FOM: "the static nature of sets"

Colin McLarty cxm7 at po.cwru.edu
Wed Feb 4 14:00:25 EST 1998


        I like Carsten's post a lot. While I would not say everything just
the same way, I have no objections to make. There is one point where it may
appear he disagrees with me, given some confusions that have appeared on the
list before, and I want to make it clear. This is also a point Bill Lawvere
often insists on.

>In what follows I use "we" to speak about category theorists, and
>"you" to speak about set-theorists. Although I can only speak for me.
>We like "sets" almost as much as you like.

        This is true of even the most radical categorical foundationalists,
on the understanding that "sets" means sets in categorical set theory.

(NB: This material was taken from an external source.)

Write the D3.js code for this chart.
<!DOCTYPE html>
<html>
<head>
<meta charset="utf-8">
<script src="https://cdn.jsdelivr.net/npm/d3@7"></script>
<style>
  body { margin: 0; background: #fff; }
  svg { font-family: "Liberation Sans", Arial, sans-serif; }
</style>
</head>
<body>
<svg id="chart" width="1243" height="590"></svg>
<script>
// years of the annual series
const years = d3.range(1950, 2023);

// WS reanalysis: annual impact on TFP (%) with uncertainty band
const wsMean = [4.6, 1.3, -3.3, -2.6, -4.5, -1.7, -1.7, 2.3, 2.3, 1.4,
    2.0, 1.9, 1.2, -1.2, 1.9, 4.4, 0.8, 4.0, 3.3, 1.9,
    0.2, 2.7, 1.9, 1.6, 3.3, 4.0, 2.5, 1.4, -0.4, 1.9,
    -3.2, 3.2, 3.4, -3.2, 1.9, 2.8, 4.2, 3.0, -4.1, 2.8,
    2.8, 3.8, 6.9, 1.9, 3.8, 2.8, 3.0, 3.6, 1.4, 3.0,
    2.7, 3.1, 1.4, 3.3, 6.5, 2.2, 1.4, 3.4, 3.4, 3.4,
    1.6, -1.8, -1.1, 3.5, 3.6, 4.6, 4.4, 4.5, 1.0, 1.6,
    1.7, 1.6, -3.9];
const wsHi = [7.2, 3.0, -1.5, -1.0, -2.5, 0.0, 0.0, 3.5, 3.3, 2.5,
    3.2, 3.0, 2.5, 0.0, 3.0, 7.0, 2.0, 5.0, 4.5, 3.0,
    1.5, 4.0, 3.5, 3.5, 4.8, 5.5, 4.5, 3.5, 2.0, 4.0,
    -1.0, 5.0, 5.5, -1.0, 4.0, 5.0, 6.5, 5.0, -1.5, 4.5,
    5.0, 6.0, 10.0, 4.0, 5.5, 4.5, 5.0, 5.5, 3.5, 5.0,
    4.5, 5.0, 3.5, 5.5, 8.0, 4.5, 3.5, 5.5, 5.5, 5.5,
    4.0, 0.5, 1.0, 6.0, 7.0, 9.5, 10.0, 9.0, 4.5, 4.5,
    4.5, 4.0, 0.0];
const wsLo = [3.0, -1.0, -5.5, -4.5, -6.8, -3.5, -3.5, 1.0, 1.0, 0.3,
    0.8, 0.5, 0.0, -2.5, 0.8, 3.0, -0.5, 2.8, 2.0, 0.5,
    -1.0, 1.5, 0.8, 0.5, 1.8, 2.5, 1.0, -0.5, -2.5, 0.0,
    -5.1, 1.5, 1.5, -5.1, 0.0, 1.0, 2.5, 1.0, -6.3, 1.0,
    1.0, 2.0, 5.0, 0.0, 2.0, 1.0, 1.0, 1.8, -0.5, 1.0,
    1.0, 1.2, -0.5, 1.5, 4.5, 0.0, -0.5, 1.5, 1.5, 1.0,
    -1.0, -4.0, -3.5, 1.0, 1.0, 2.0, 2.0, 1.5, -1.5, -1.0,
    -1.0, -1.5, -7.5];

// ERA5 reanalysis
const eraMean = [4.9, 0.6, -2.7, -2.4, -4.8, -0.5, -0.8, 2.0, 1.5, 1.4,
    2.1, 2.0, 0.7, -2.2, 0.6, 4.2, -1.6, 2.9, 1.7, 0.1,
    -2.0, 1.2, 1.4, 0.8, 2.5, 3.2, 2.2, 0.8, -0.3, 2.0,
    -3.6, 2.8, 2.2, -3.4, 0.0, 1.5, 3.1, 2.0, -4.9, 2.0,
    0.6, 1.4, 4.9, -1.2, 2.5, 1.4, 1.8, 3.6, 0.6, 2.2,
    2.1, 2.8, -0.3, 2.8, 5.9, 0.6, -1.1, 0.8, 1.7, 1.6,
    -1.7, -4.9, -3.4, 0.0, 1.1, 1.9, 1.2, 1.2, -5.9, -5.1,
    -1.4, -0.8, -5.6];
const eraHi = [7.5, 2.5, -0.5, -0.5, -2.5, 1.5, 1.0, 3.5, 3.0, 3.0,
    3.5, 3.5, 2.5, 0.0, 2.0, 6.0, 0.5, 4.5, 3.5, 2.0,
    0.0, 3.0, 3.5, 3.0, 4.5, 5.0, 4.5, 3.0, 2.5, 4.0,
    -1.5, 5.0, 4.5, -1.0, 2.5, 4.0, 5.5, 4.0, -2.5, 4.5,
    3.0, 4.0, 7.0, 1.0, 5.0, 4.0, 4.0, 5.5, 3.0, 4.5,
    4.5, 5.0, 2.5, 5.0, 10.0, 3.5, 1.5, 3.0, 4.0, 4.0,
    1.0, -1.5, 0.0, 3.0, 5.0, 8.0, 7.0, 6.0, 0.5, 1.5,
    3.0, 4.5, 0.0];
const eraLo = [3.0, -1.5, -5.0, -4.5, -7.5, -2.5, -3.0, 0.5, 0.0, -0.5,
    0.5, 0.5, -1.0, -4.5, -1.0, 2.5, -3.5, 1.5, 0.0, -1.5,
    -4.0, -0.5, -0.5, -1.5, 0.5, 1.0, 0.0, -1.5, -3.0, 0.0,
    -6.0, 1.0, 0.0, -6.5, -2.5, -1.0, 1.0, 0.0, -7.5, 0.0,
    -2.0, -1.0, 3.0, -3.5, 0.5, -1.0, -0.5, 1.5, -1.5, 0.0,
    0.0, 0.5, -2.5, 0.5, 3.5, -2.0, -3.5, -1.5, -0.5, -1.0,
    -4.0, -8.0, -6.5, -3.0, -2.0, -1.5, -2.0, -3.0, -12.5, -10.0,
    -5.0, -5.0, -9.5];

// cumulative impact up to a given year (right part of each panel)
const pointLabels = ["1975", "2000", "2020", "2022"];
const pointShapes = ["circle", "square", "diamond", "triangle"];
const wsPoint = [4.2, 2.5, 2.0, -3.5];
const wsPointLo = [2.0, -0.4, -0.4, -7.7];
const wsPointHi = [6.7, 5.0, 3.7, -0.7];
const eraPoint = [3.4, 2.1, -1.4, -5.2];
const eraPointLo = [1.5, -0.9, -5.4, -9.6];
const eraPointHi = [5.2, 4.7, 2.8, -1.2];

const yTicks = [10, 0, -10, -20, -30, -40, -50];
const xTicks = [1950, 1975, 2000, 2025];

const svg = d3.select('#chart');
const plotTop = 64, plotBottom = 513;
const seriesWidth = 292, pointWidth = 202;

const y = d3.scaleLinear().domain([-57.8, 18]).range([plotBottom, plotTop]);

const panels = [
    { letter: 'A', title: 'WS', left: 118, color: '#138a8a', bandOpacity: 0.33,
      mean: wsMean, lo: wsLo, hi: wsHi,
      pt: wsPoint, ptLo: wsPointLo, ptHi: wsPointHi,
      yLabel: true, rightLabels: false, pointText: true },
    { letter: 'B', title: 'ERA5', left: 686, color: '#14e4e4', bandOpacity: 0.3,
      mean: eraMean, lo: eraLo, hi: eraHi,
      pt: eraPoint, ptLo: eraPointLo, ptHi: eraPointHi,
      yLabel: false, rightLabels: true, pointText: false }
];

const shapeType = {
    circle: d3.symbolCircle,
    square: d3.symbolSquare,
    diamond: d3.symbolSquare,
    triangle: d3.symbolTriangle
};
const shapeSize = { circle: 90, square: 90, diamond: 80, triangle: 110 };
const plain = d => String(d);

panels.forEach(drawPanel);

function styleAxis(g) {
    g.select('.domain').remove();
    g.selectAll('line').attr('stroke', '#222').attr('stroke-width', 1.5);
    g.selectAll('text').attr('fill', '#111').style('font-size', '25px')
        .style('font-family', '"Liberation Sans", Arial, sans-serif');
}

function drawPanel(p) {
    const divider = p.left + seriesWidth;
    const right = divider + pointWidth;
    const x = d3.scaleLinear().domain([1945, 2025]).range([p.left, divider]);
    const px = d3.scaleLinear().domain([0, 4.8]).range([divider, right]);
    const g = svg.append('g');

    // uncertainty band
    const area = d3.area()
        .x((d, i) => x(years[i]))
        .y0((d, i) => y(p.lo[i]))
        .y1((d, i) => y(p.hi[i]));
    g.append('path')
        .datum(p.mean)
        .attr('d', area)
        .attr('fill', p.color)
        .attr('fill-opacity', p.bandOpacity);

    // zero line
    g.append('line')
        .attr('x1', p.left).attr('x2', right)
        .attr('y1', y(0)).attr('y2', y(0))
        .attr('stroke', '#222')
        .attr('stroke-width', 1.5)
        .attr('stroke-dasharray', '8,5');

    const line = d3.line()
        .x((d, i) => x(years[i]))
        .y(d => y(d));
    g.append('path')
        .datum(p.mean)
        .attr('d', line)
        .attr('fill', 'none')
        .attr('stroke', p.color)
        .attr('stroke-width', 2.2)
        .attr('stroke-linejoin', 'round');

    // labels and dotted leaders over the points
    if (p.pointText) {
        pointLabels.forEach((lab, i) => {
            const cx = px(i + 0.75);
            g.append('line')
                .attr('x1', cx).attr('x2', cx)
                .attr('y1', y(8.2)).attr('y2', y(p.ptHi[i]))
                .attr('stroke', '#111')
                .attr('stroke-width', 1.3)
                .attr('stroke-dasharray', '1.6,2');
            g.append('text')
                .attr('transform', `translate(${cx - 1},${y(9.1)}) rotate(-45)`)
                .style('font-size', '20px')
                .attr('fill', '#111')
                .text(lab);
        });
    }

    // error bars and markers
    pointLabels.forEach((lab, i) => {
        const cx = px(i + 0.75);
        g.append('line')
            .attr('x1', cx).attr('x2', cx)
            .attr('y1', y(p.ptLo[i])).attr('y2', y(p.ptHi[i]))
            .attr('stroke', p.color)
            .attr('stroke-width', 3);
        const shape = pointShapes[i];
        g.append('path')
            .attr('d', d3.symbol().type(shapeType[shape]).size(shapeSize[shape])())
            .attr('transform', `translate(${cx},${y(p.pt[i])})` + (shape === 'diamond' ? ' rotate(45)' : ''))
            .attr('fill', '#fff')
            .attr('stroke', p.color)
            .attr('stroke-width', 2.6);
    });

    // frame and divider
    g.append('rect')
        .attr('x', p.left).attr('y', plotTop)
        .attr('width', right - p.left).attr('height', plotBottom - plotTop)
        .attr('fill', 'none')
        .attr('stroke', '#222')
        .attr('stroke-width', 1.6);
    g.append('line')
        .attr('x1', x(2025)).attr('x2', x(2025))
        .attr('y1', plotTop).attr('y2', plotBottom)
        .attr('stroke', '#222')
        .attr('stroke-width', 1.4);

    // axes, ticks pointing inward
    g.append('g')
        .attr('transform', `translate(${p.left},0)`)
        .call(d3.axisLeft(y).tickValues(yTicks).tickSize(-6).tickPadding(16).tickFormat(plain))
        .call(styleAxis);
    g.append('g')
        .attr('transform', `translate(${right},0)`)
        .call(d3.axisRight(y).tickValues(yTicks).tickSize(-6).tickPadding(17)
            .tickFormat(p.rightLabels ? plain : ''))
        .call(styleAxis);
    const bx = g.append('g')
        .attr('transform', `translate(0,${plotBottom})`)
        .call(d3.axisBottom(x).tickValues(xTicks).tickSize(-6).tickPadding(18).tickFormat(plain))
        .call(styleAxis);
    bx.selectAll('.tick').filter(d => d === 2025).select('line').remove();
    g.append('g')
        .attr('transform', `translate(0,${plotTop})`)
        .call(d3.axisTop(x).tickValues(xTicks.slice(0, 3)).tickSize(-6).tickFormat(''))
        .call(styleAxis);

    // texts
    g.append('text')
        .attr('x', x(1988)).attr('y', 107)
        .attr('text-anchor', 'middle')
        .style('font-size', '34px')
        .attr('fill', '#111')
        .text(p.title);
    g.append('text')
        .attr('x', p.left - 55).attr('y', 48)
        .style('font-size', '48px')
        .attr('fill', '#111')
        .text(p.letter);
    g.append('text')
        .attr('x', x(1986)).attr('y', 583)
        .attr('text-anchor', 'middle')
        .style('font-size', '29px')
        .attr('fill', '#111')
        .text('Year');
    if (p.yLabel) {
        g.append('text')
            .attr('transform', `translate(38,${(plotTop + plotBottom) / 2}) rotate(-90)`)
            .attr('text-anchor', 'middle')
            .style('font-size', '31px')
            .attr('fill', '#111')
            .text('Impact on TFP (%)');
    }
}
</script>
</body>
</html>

We
also have a broader usage of "sets" where it includes "variable sets" which
are the objects of any topos. But here let us focus on classical sets, with
Boolean logic, the singleton 1 has just two subsets (the empty one and the
whole), there is no difference between internal and external logic, and so
on. The theory of these sets is naively intertranslatable with Zermelo style
set theory based on the membership relation.

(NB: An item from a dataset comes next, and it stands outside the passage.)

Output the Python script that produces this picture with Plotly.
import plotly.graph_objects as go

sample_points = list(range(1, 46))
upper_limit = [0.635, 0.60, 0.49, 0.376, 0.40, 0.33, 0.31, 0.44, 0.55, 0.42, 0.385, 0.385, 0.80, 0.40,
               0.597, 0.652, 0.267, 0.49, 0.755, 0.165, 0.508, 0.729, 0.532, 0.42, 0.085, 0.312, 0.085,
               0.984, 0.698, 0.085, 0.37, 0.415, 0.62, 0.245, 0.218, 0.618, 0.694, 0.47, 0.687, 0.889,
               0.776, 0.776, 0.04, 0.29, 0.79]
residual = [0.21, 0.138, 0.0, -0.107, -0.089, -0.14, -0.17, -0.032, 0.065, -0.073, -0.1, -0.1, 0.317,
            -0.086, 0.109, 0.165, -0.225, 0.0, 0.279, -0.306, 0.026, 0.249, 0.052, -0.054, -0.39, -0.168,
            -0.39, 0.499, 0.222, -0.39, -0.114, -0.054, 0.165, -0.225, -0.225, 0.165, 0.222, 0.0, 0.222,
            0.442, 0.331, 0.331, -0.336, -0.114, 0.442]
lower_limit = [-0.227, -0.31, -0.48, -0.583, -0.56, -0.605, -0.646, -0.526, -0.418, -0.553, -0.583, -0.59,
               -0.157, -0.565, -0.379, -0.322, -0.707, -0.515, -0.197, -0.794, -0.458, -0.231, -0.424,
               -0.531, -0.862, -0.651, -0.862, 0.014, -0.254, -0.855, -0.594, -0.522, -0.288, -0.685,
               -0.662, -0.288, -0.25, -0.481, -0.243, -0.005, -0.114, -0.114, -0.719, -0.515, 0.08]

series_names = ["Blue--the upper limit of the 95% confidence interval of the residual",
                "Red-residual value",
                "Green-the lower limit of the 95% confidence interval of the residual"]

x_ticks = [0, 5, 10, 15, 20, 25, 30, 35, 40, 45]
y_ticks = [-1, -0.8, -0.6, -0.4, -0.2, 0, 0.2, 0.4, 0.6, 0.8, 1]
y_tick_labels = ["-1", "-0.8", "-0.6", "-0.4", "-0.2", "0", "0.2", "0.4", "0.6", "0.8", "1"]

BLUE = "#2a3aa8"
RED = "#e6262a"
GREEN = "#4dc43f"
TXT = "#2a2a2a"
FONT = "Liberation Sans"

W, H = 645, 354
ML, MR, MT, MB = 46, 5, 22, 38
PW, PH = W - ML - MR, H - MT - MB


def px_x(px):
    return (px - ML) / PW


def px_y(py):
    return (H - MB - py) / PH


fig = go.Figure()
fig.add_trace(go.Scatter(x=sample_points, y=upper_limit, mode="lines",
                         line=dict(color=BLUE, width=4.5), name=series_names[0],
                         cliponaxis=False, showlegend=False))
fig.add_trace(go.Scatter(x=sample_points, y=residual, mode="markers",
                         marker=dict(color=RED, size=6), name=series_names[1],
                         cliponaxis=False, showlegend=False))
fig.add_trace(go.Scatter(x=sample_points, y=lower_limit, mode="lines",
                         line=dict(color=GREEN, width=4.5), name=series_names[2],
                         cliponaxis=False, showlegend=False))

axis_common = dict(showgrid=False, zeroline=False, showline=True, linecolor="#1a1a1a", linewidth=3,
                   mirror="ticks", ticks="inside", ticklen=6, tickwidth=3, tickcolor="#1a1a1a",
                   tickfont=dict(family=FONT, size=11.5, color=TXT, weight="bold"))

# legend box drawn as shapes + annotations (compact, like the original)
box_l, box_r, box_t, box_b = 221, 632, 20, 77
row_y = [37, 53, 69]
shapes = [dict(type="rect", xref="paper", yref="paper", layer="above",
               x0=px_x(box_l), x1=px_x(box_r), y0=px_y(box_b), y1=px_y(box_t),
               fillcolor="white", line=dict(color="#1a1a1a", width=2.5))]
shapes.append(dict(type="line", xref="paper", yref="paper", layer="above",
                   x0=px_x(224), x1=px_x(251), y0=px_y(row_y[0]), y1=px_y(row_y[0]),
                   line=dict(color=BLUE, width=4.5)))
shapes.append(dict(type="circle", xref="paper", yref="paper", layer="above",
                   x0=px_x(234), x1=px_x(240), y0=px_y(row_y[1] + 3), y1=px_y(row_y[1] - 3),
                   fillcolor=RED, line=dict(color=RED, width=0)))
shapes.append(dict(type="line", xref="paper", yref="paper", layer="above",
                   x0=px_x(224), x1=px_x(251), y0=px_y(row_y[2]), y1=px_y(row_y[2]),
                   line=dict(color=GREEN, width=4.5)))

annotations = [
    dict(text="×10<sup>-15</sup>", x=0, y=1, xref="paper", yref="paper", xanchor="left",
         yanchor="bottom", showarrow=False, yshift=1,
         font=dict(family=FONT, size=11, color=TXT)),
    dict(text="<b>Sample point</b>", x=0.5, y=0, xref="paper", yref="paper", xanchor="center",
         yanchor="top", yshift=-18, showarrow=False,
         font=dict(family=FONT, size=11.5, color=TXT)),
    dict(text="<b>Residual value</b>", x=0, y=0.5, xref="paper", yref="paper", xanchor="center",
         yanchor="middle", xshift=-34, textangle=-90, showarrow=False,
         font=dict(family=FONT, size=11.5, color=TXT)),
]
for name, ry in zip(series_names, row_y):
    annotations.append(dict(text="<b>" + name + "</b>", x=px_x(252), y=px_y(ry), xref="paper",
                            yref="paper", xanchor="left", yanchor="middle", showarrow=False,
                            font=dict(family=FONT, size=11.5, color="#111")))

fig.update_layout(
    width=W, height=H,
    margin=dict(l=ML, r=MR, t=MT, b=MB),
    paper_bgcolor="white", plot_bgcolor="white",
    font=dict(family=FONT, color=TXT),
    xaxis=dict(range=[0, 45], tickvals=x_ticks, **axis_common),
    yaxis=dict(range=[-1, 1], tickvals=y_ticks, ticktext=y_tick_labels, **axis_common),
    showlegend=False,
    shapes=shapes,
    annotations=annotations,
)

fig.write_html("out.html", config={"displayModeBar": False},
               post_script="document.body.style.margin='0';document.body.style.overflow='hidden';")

        Math textbooks rarely go into axiomatic technicalities. Some
calculus texts go so far as to define a function as a set of ordered
pairs--but very few bother to define an ordered pair as a set! Apart from
such technicalities, categorical set theory works exactly like
membership-based set theory. Mathematicians in general are completely
indifferent to the differences between categorical set theory and ZF or
whatever.

        Now, if you insist on the particulars of ZF, many category theorists
will object. So will Feferman, as he already has on the list and in
publications. He thinks a somewhat different theory is better--indeed a
theory that gives more attention to functions, though it is based on set
membership. We category theorists begin with functions and get by entirely
without a "global membership" relation--a relation making it meaningful to
ask of any two sets X and Y whether X is a member of Y.

        I like sets "almost as much as you", but not quite. I also explore
independent, "set-free", foundations for many parts of math. 

        The NYT obituary for Samuel Eilenberg yesterday (in the Final
edition yesterday) quoted Columbia Prof. John W. Morgan, saying "The theme
that runs through Sammy's mathematics is always to find the absolutely
essential ingredients in any problem and work only with those ingredients
and nothing else -- in other words, to get rid of all the superfluous
information."

        I don't know what Sammy thought of categorical foundations (let
alone Prof. Morgan). I guess he wasn't much interested in them or I would
have heard more. Anyway, I like this attitude not only in working math but
in foundations. I want to know what minimal apparatus I can use to organize
differential geometry for example. And I find (by reading Lawvere and
others--I have worked in this but hardly invented it) that the topos axioms
plus a simple assumption about the line gives me a good start. To get more,
I need more assumptions.

        Two uncontroversial claims: I like this kind of research and
consider it foundational. Nobody yet knows any other framework for this as
flexible and as close to practice as category theory.

        Sets are great. But now, what kind of axioms should we use for
transfinite set theory? There we disagree.